The bowls actually started out as straight-sided pieces. Back when I was making the first iterations of these, I was obsessed with trying to mimic the straight lines of industrially-machined pieces and get as far away from the "handmade look" as possible. This was indubitably an effect of my perfectionist tendencies, and my architectural training. But handmade pieces aren't really meant to do that. You can force and bully it into straight lines, but the material and the process doesn't work best that way—the material wants to curve and warp and bend throughout the throwing and firing process. And beyond that, even if something does end up straight and perfectly perpendicular to the ground plane, it doesn't necessarily look that way—bowls would look as though they were either flaring out, or angling in. There's a term that everyone learns in architectural history classes—entasis. It refers to the way that Classical greek columns would curve a little—just enough to appear straight. I think there's a little bit of that in the oatmeal bowls. But also curves are more forgiving, a little more organic, and for something like oatmeal, or soup, or whatever you choose to use them for—there's something appealing about how the slight curvature emphasizes the way you want to cup something tasty that you're about to consume.
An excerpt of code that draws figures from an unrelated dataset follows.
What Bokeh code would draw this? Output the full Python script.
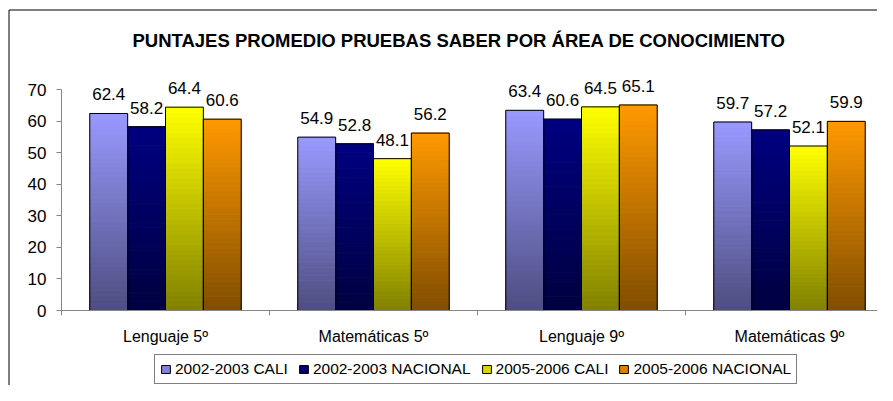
from bokeh.plotting import figure
from bokeh.models import (ColumnDataSource, FixedTicker, Label, LabelSet, Legend,
                          LegendItem, Range1d)
from bokeh.core.properties import value
from bokeh.embed import file_html
from bokeh.resources import INLINE

# ---------------- data ----------------
categories = ["Lenguaje 5º", "Matemáticas 5º", "Lenguaje 9º", "Matemáticas 9º"]
series_names = ["2002-2003 CALI", "2002-2003 NACIONAL", "2005-2006 CALI", "2005-2006 NACIONAL"]
cali_2002 = [62.4, 54.9, 63.4, 59.7]
nacional_2002 = [58.2, 52.8, 60.6, 57.2]
cali_2005 = [64.4, 48.1, 64.5, 52.1]
nacional_2005 = [60.6, 56.2, 65.1, 59.9]
y_ticks = [0, 10, 20, 30, 40, 50, 60, 70]
title_text = "PUNTAJES PROMEDIO PRUEBAS SABER POR ÁREA DE CONOCIMIENTO"

series_values = [cali_2002, nacional_2002, cali_2005, nacional_2005]

# ---------------- style / layout ----------------
top_colors = [(153, 153, 255), (0, 0, 128), (255, 255, 0), (255, 153, 0)]
bottom_colors = [(77, 77, 128), (0, 0, 64), (128, 128, 0), (128, 77, 0)]
FONT = "Liberation Sans"
AXIS_GRAY = "#868686"
BAR_W = 0.182
N_STEPS = 40

W, H = 877, 385          # canvas size
X0_PX, X_UNIT_PX = 61, 208   # pixel of category axis start, pixels per category
Y0_PX = 310                  # pixel of value 0
Y_UNIT_PX = 221 / 70         # pixels per value unit


def px2x(px):
    return (px - X0_PX) / X_UNIT_PX


def py2y(py):
    return (Y0_PX - py) / Y_UNIT_PX


def hexc(c):
    return "#%02x%02x%02x" % tuple(int(round(v)) for v in c)


def mix(a, b, t):
    return tuple(a[i] + (b[i] - a[i]) * t for i in range(3))


p = figure(width=W, height=H, output_backend="svg", toolbar_location=None,
           x_range=Range1d(px2x(0), px2x(W)), y_range=Range1d(py2y(H), py2y(0)),
           min_border=0, min_border_left=0, min_border_right=0,
           min_border_top=0, min_border_bottom=0)
p.xgrid.grid_line_color = None
p.ygrid.grid_line_color = None
p.outline_line_color = None
p.background_fill_color = "white"
p.border_fill_color = "white"

# chart-area frame (left and top edges)
p.line(x=[px2x(8.5), px2x(8.5), px2x(W)], y=[py2y(H), py2y(9.5), py2y(9.5)],
       line_color="black", line_width=1)

# gradient bar bodies
seg = dict(x=[], bottom=[], top=[], color=[])
outline = dict(x=[], top=[])
lab = dict(x=[], y=[], text=[])
first_x = []
for s, vals in enumerate(series_values):
    for c, v in enumerate(vals):
        xc = c + 0.5 + (s - 1.5) * BAR_W
        if c == 0:
            first_x.append(xc)
        for k in range(N_STEPS):
            t = (k + 0.5) / N_STEPS
            seg["x"].append(xc)
            seg["bottom"].append(v * k / N_STEPS)
            seg["top"].append(v * (k + 1) / N_STEPS)
            seg["color"].append(hexc(mix(bottom_colors[s], top_colors[s], t)))
        outline["x"].append(xc)
        outline["top"].append(v)
        lab["x"].append(xc)
        lab["y"].append(v)
        lab["text"].append("%.1f" % v)

p.vbar(x="x", bottom="bottom", top="top", width=BAR_W, source=ColumnDataSource(seg),
       fill_color="color", line_color="color", line_width=1)

# legend proxies: zero-height bars sitting on the baseline (hidden under the outlines)
items = []
for s, name in enumerate(series_names):
    r = p.vbar(x=[first_x[s]], top=[0], bottom=[0], width=BAR_W,
               fill_color=hexc(mix(bottom_colors[s], top_colors[s], 0.7)),
               line_color="black", line_width=1)
    items.append(LegendItem(label=name, renderers=[r]))

p.vbar(x="x", top="top", bottom=0, width=BAR_W, source=ColumnDataSource(outline),
       fill_color=None, line_color="black", line_width=1)

labels = LabelSet(x="x", y="y", text="text", source=ColumnDataSource(lab),
                  y_offset=13, text_align="center", text_baseline="alphabetic",
                  text_font=value(FONT), text_font_size="17px", text_color="black")
p.add_layout(labels)

# axes (fixed inside the frame)
xa = p.xaxis[0]
xa.fixed_location = 0
xa.bounds = (0, len(categories))
xa.ticker = FixedTicker(ticks=[i + 0.5 for i in range(len(categories))],
                        minor_ticks=list(range(len(categories) + 1)))
xa.major_label_overrides = {i + 0.5: cat for i, cat in enumerate(categories)}
xa.major_tick_line_color = None
xa.major_tick_out = 0
xa.major_tick_in = 0
xa.minor_tick_out = 5
xa.minor_tick_in = 0
xa.minor_tick_line_color = AXIS_GRAY
xa.axis_line_color = AXIS_GRAY
xa.major_label_standoff = 12
xa.major_label_text_font = FONT
xa.major_label_text_font_size = "16px"
xa.major_label_text_color = "black"

ya = p.yaxis[0]
ya.fixed_location = 0
ya.bounds = (y_ticks[0], y_ticks[-1])
ya.ticker = FixedTicker(ticks=y_ticks, minor_ticks=[])
ya.major_tick_out = 5
ya.major_tick_in = 0
ya.major_tick_line_color = AXIS_GRAY
ya.axis_line_color = AXIS_GRAY
ya.minor_tick_line_color = None
ya.major_label_standoff = 10
ya.major_label_text_font = FONT
ya.major_label_text_font_size = "17px"
ya.major_label_text_color = "black"

# title
p.add_layout(Label(x=px2x(458.5), y=py2y(39.5), text=title_text,
                   text_font=FONT, text_font_style="bold", text_font_size="18.5px",
                   text_align="center", text_baseline="alphabetic", text_color="black"))

# legend
legend = Legend(items=items, location=(154, 1), orientation="horizontal",
                padding=5, spacing=10, label_standoff=4, glyph_width=11, glyph_height=10,
                label_height=15, label_text_font=FONT, label_text_font_size="15.5px",
                label_text_color="black", border_line_color="black", border_line_width=1,
                background_fill_color="white", background_fill_alpha=1.0)
p.add_layout(legend, "center")

open("out.html", "w").write(file_html(p, INLINE))
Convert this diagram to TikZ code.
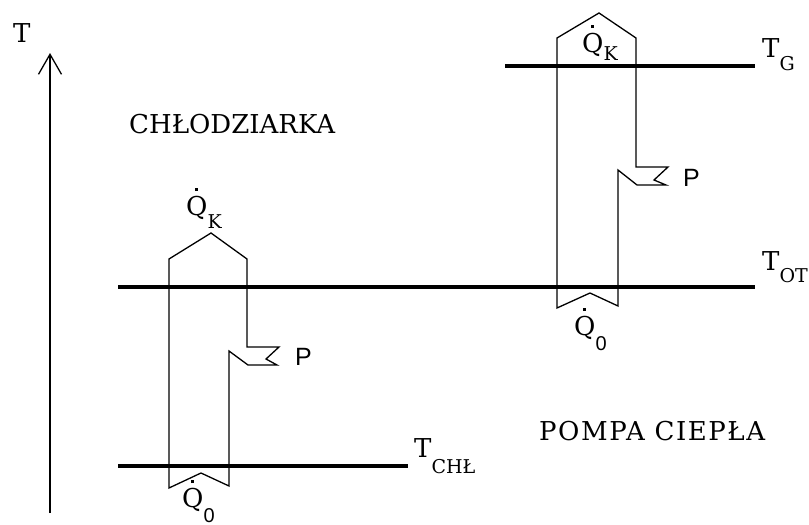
\documentclass[tikz,border=0pt]{standalone}
\usepackage{fontspec}
\setsansfont{Liberation Sans}
\newfontfamily\labfont{DejaVu Serif}
\usetikzlibrary{arrows.meta}
\newcommand{\lowsub}[2][14pt]{\raisebox{-#1}{\fontsize{19}{19}\selectfont #2}}
\newcommand{\zerosub}[1][15pt]{\raisebox{-#1}{\sffamily\fontsize{20}{20}\selectfont 0}}
\newcommand{\qdot}{{\ooalign{Q\cr\hidewidth\raisebox{24pt}{\rule{3pt}{3.5pt}}\hidewidth\cr}}}

\begin{document}
\begin{tikzpicture}[x=1pt, y=-1pt,
  iso/.style={line width=3.2pt},
  dev/.style={line width=1.3pt, line join=miter},
  axis/.style={line width=1.3pt, -{Straight Barb[length=20pt, width=23pt]}},
  lab/.style={inner sep=0pt, anchor=base west, font=\labfont\fontsize{26}{26}\selectfont},
  plab/.style={inner sep=0pt, anchor=base west, font=\sffamily\fontsize{25}{25}\selectfont},
]
\useasboundingbox (0,0) rectangle (809,525);

% temperature axis
\coordinate (tlo) at (50,513);
\coordinate (tup) at (50,53);
\draw[axis] (tlo) -- (tup);
\node[lab] (tlab) at (13,42) {T};

% isotherms
\coordinate (gA) at (505,66);   \coordinate (gB) at (755,66);
\coordinate (otA) at (118,287); \coordinate (otB) at (755,287);
\coordinate (chA) at (118,466); \coordinate (chB) at (408,466);
\draw[iso] (gA) -- (gB);
\draw[iso] (otA) -- (otB);
\draw[iso] (chA) -- (chB);
\node[lab] (tg)  at (762,57)  {T\lowsub[13pt]{G}};
\node[lab] (tot) at (762,270) {T\lowsub[12pt]{OT}};
\node[lab] (tch) at (414,457) {T\lowsub[16pt]{CHŁ}};

% chlodziarka
\draw[dev] (169,488) -- (169,259) -- (211,233) -- (247,259) -- (247,347)
  -- (279,347) -- (266,359) -- (277,365) -- (248,365) -- (229,351)
  -- (229,486) -- (201,473) -- cycle;
\node[lab] (chl) at (129,133) {CHŁODZIARKA};
\node[lab] (qkL) at (186,215) {\qdot\lowsub[13pt]{K}};
\node[lab] (q0L) at (182,507) {\qdot\zerosub[15pt]};
\node[plab] (pL) at (295,365) {P};

% pompa ciepla
\draw[dev] (557,308) -- (557,38) -- (599,13) -- (636,38) -- (636,167)
  -- (668,167) -- (654,180) -- (666,185) -- (637,185) -- (618,170)
  -- (618,306) -- (590,293) -- cycle;
\node[lab] (pc) at (539,440) {\addfontfeature{LetterSpace=6}POMPA CIEPŁA};
\node[lab] (qkR) at (582,52) {\qdot\lowsub[8pt]{K}};
\node[lab] (q0R) at (574,335) {\qdot\zerosub[15pt]};
\node[plab] (pR) at (683,186) {P};
\end{tikzpicture}
\end{document}
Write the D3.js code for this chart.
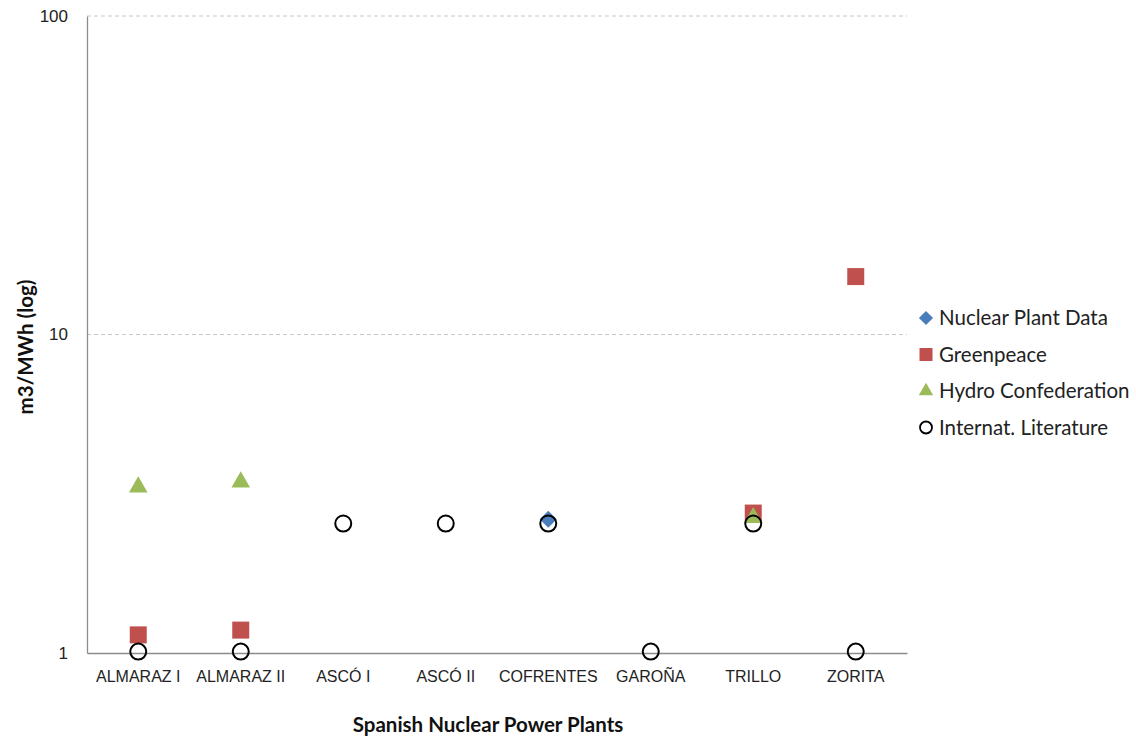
<!DOCTYPE html>
<html>
<head>
<meta charset="utf-8">
<script src="https://cdn.jsdelivr.net/npm/d3@7"></script>
<style>
  html, body { margin: 0; padding: 0; background: #fff; }
  svg { display: block; font-family: Lato, "Open Sans", sans-serif; }
</style>
</head>
<body>
<svg id="chart" width="1136" height="740"></svg>
<script>
// Water consumption of Spanish nuclear power plants, m3/MWh, by source
const plants = ["ALMARAZ I", "ALMARAZ II", "ASCÓ I", "ASCÓ II", "COFRENTES", "GAROÑA", "TRILLO", "ZORITA"];

// null = no value reported for that plant
const nuclearPlantData   = [null, null, null, null, 2.63, null, null, null];
const greenpeace         = [1.14, 1.18, null, null, null, null, 2.75, 15.2];
const hydroConfederation = [3.32, 3.44, null, null, null, null, 2.66, null];
const internatLiterature = [1.01, 1.01, 2.55, 2.55, 2.55, 1.01, 2.55, 1.01];

const yTicks = [1, 10, 100];

const seriesNames = ["Nuclear Plant Data", "Greenpeace", "Hydro Confederation", "Internat. Literature"];

const svg = d3.select("#chart");
const margin = { left: 87, right: 229, top: 16, bottom: 87 };
const W = 1136, H = 740;

const x = d3.scaleBand().domain(plants)
  .range([margin.left, W - margin.right]).paddingInner(0).paddingOuter(0);
const y = d3.scaleLog().domain([1, 100]).range([H - margin.bottom, margin.top]);

const axisColor = "#8c8c8c";

// gridlines (dashed, above the baseline)
svg.append("g").selectAll("line")
  .data(yTicks.filter(t => t > 1))
  .join("line")
  .attr("x1", margin.left).attr("x2", W - margin.right)
  .attr("y1", d => y(d)).attr("y2", d => y(d))
  .attr("stroke", "#c8c8c8").attr("stroke-width", 1)
  .attr("stroke-dasharray", "4,3");

// y axis
const yAxis = svg.append("g")
  .attr("transform", `translate(${margin.left},0)`)
  .call(d3.axisLeft(y).tickValues(yTicks).tickFormat(d3.format("d")).tickSize(0).tickPadding(19));
yAxis.select(".domain").attr("stroke", axisColor).attr("stroke-width", 1.3);
yAxis.selectAll("text").attr("font-size", 17).attr("fill", "#222");

// x axis
const xAxis = svg.append("g")
  .attr("transform", `translate(0,${H - margin.bottom})`)
  .call(d3.axisBottom(x).tickSize(0).tickPadding(18));
xAxis.select(".domain").attr("stroke", axisColor).attr("stroke-width", 1.3);
xAxis.selectAll("text").attr("font-size", 16).attr("fill", "#222");

// axis titles
svg.append("text")
  .attr("x", (margin.left + W - margin.right) / 2 - 9).attr("y", 732)
  .attr("text-anchor", "middle").attr("font-size", 20.5).attr("font-weight", "bold")
  .attr("fill", "#111").text("Spanish Nuclear Power Plants");

svg.append("text")
  .attr("transform", `translate(26,347) rotate(-90)`)
  .attr("text-anchor", "middle").attr("dy", "0.35em").attr("font-size", 20.5).attr("font-weight", "bold")
  .attr("fill", "#111").text("m3/MWh (log)");

// marker shapes
const sq = d3.symbol().type(d3.symbolSquare).size(17 * 17);
const tri = d3.symbol().type(d3.symbolTriangle).size(150);
const dia = d3.symbol().type(d3.symbolSquare).size(12 * 12);   // rotated 45° below

const series = [
  { name: seriesNames[0], values: nuclearPlantData,   draw: g => g.append("path").attr("d", dia).attr("transform", "rotate(45)").attr("fill", "#4a7ebb") },
  { name: seriesNames[1], values: greenpeace,         draw: g => g.append("path").attr("d", sq).attr("fill", "#c0504d") },
  { name: seriesNames[2], values: hydroConfederation, draw: g => g.append("path").attr("d", tri).attr("fill", "#9bbb59") },
  { name: seriesNames[3], values: internatLiterature, draw: g => g.append("circle").attr("r", 8).attr("fill", "none").attr("stroke", "#000").attr("stroke-width", 2) }
];

const cx = p => x(p) + x.bandwidth() / 2;

// points: drawn in series order so later series sit on top
series.forEach(s => {
  const pts = plants.map((p, i) => ({ p, v: s.values[i] })).filter(d => d.v != null);
  const g = svg.append("g").selectAll("g").data(pts).join("g")
    .attr("transform", d => `translate(${cx(d.p)},${y(d.v)})`);
  g.each(function () { s.draw(d3.select(this)); });
});

// legend
const legend = svg.append("g").attr("transform", "translate(926,318)");
series.forEach((s, i) => {
  const row = legend.append("g").attr("transform", `translate(0,${i * 36.5})`);
  const m = row.append("g");
  if (i === 0) m.append("path").attr("d", d3.symbol().type(d3.symbolSquare).size(10 * 10)).attr("transform", "rotate(45)").attr("fill", "#4a7ebb");
  if (i === 1) m.append("rect").attr("x", -6.5).attr("y", -6.5).attr("width", 13).attr("height", 13).attr("fill", "#c0504d");
  if (i === 2) m.append("path").attr("d", d3.symbol().type(d3.symbolTriangle).size(90)).attr("fill", "#9bbb59");
  if (i === 3) m.append("circle").attr("r", 6).attr("fill", "none").attr("stroke", "#000").attr("stroke-width", 1.8);
  row.append("text").attr("x", 13).attr("y", 0).attr("dy", "0.35em")
    .attr("font-size", 20.5).attr("fill", "#222").text(s.name);
});
</script>
</body>
</html>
The same process of refining the angle where the bowl closes in to the finish of the foot also developed that way—through use, observation, and refinement over the years as the pieces were folded into our daily lives.
Of course, you can use the bowl for other things. I have a friend that drinks vast amounts of tea, and he feels that this size and proportion is closer to what he wants to be able to drink his tea in. I'm working on another variation that's a little more angled and a little more rounded to use as a proper teabowl, since the shape is close. I've also made a range of lids for the bowls, to let them stack in another way, and be used for other things. I've made panna cotta in them, and filled the shallow indent of the lid with fresh berries or placed a small crumbly cookie on top to have with the unctuous smoothness of the dessert. If I'm serving soup, the lid is helpful for keeping things warm and steaming inside, or alternatively, to protect the contents from pesky insects (or curious chickens) when we choose to eat outside at the picnic table. I store things in them—cough drops by my bedside when I'm sick, or one of multiple headphones in the studio. I have friends that use them as sugar jars for the table, or to store garlic and shallots on the kitchen counter. The list goes on. It is always nice to hear how the pieces are being used—what maker doesn't want to know that their creations have become cherished pieces in other people's daily rituals?
I think one of the key reasons that the oatmeal bowl is a favorite is because I've lived with it for a long time—it's one of the pieces that we use at home, and that will continue to live in our cupboards and on the dining table. My process is not fast—I like to think through things, make pieces, and then live with them for a while. The long history allows for changes and refinements, as only years of use and handling and "looking at" will provide the opportunity to happen. It is a chance to make and remake, and is one of the best parts of doing what I do—the ceramics process doesn't stop just when the piece is glazed and fired, it continues through the life of the pieces and those that use it.